In the Matter of Lillian Seril et al., Petitioners, v New York State Division of Housing and Community Renewal, Respondent, et al., Intervenors.
[613 NYS2d 157]
[MAJORITY]
Order, Supreme Court, New York County (Stanley Parness, J.), entered August 2, 1993, which, in a proceeding pursuant to CPLR article 78 to terminate respondent New York State Division of Housing and Community Renewal’s finding of tenant harassment, held that respondent’s refusal to terminate such findings does not constitute an "excessive fine” under either US Constitution 8th Amendment or NY Constitution, article I, § 5, and transferred the remainder of the proceeding to this Court, unanimously affirmed, without costs. Determination of respondent dated May 26, 1992, which denied petitioners’ application to terminate findings of tenant harassment, unanimously annulled, without costs, on the law, the facts, and in the exercise of discretion, the petition granted, and the matter remanded to respondent for the purpose of conducting a current re-inspection with specific reference to the conditions and repairs at issue in these proceedings and for an administrative re-determination thereupon.

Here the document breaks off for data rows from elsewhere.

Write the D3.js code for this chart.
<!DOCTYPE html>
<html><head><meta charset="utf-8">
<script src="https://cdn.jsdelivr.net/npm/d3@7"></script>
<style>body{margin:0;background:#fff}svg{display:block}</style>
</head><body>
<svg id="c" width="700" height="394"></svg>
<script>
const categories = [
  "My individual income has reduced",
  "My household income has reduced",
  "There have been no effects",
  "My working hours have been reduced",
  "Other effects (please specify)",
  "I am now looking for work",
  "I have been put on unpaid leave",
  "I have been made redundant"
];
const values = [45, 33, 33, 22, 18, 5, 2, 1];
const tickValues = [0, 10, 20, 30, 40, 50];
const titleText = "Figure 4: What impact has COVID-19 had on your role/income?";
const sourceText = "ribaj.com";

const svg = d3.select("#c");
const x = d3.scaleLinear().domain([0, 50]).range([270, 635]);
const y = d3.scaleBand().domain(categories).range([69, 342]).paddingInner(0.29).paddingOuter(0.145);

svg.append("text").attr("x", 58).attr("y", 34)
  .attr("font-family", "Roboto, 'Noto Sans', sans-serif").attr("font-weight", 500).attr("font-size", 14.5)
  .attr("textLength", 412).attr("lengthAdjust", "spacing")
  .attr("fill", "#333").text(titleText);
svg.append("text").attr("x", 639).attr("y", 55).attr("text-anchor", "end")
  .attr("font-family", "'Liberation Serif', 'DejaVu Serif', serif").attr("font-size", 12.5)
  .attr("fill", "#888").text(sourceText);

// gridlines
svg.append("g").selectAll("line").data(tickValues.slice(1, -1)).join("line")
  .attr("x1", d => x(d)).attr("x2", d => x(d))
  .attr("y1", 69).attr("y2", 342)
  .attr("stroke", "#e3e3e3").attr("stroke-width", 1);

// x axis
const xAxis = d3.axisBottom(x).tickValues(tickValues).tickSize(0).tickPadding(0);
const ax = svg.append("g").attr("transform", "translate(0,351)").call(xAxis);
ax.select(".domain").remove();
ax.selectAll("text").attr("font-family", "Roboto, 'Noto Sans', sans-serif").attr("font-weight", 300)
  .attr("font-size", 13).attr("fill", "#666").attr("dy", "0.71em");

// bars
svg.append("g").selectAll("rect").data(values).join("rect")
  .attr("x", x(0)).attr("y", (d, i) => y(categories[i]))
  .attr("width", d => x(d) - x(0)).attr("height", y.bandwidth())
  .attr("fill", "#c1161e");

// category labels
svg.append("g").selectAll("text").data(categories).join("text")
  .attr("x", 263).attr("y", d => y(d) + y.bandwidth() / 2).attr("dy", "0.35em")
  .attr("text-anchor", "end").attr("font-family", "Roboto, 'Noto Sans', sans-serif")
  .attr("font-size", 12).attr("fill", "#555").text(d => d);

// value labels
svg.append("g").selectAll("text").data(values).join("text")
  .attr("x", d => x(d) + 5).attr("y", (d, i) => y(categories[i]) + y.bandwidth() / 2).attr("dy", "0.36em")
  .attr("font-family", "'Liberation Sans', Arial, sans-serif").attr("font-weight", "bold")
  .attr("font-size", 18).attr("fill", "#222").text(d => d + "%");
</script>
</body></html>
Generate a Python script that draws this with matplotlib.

We reject petitioners’ excessive fine claim, since it was, and continues to be, a matter of their own choice to do what is necessary to correct the conditions that led to the findings of harassment and thereby lift the restrictions imposed (see, Matter of Krax Perapatie Apanu Stu Krokodrilos Tus Platos v New York City Loft Bd., 157 AD2d 611; cf., Matter of Saunders v Kennedy, 154 NYS2d 523, 525, affd 3 AD2d 679). Petitioners’ argument that the challenged determination effects a taking of property without just compensation is not preserved for appellate review since it was never raised before respondent (see, Matter of Sherry v Corcoran, 176 AD2d 694), or for that matter the IAS Court (see, Murray v City of New York, 195 AD2d 379, 381), and in any event is without merit since petitioners have not been deprived of all reasonable use of the property (see, Spring Realty Co. v New York City Loft Bd., 127 Misc 2d 1090, 1093-1094, affd 117 AD2d 1029).
As for the substantial evidence question, we find that the record presented is inadequate, inasmuch as the evidence therein is piecemeal, conflicting, and, at this point, outdated. Furthermore the record shows that the last inspection which addressed the conditions at issue in these proceedings was a single inspection which took place on November 9, 1988. Therefore, we remand for the purposes stated. Concur—Ellerin, J. P., Asch, Rubin, Nardelli and Williams, JJ.